● Recorded information:
------------------------------------------------

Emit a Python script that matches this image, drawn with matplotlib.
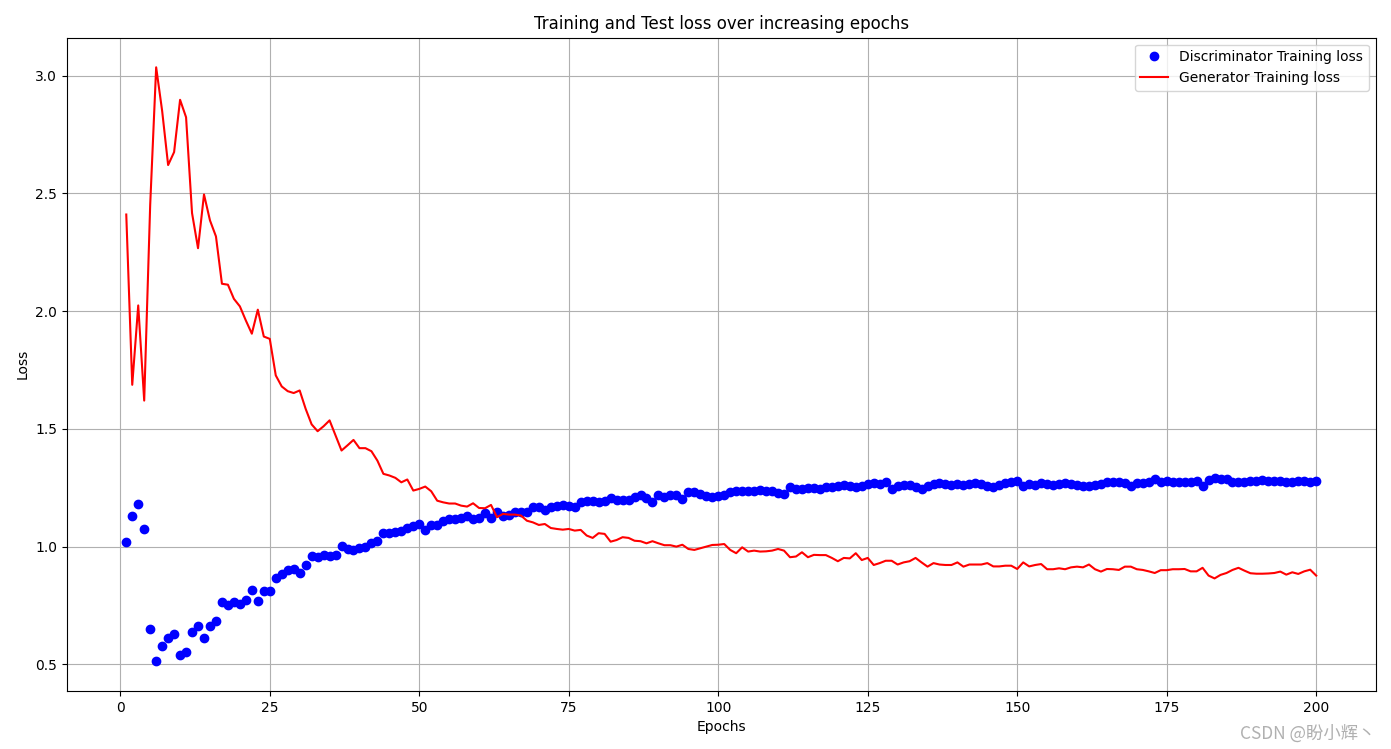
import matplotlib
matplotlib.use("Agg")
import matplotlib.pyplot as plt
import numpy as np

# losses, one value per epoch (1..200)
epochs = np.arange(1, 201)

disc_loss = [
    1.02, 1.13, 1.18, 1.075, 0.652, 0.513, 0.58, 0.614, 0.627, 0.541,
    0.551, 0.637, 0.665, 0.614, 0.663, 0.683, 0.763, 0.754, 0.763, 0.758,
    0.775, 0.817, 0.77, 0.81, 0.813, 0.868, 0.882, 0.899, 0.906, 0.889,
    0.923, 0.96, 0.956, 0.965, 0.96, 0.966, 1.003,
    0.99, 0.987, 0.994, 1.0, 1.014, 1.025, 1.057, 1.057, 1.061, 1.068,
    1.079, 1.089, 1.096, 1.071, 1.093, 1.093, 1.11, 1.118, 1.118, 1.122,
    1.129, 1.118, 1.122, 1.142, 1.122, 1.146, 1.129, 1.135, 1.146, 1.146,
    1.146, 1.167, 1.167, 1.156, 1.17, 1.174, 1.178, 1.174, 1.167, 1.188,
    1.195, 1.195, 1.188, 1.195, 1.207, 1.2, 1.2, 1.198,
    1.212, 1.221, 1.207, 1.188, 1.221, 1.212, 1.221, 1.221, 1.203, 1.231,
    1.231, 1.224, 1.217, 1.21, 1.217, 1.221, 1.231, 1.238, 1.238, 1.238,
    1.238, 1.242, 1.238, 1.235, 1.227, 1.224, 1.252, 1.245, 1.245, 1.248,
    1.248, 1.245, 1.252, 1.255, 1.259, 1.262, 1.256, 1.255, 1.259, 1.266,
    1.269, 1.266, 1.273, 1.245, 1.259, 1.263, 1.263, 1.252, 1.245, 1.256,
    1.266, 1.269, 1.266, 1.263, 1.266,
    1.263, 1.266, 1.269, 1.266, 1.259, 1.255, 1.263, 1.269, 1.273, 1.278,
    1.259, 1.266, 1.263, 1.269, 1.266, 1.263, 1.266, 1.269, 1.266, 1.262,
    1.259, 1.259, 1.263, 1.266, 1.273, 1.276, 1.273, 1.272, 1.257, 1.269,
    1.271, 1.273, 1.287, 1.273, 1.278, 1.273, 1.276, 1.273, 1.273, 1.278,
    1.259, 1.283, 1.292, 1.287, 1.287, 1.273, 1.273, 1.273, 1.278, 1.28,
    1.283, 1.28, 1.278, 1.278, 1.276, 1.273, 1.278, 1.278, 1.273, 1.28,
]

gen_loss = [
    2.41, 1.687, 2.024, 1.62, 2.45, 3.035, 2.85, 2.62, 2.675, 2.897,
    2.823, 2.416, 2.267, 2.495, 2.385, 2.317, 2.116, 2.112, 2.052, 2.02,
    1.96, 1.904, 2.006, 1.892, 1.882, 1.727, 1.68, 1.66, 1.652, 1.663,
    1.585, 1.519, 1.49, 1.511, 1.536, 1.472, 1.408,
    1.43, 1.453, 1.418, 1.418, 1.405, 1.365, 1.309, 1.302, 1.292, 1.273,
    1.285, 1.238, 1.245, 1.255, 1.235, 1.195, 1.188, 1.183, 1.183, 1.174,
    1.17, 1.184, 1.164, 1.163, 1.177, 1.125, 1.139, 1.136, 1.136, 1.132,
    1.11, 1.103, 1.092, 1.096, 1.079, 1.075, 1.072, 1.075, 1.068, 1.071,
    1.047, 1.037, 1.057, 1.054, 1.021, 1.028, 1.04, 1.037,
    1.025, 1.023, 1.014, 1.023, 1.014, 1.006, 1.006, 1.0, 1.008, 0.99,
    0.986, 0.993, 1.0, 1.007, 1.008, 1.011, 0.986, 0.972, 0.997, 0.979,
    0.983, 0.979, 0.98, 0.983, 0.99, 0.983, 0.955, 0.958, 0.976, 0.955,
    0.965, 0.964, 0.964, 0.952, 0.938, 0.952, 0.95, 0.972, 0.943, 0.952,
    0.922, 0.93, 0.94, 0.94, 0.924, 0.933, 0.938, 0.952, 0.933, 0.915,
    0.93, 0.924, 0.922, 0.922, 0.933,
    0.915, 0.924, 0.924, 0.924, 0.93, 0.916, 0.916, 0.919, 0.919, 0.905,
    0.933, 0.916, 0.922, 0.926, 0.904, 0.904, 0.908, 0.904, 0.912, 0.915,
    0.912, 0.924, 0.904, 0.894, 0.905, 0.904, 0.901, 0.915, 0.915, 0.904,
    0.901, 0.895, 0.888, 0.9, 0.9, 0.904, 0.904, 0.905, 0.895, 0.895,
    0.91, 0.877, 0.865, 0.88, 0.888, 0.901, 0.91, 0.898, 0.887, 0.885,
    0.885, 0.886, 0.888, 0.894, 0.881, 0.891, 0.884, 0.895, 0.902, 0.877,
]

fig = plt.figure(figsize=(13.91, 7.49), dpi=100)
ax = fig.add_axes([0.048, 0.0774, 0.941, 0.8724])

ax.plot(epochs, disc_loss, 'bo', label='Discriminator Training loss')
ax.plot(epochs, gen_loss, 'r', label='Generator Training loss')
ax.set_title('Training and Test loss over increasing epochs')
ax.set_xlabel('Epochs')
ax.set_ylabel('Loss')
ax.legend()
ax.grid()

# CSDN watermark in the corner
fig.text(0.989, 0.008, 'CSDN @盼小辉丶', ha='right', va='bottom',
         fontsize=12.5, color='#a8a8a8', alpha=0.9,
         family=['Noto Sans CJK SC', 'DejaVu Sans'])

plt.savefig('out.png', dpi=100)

------------------------------------------------

● Directions for this task: Select from the material above each line in which the string "matplotlib" appears, and list those lines.

● Exercise response:
Emit a Python script that matches this image, drawn with matplotlib.
import matplotlib
matplotlib.use("Agg")
import matplotlib.pyplot as plt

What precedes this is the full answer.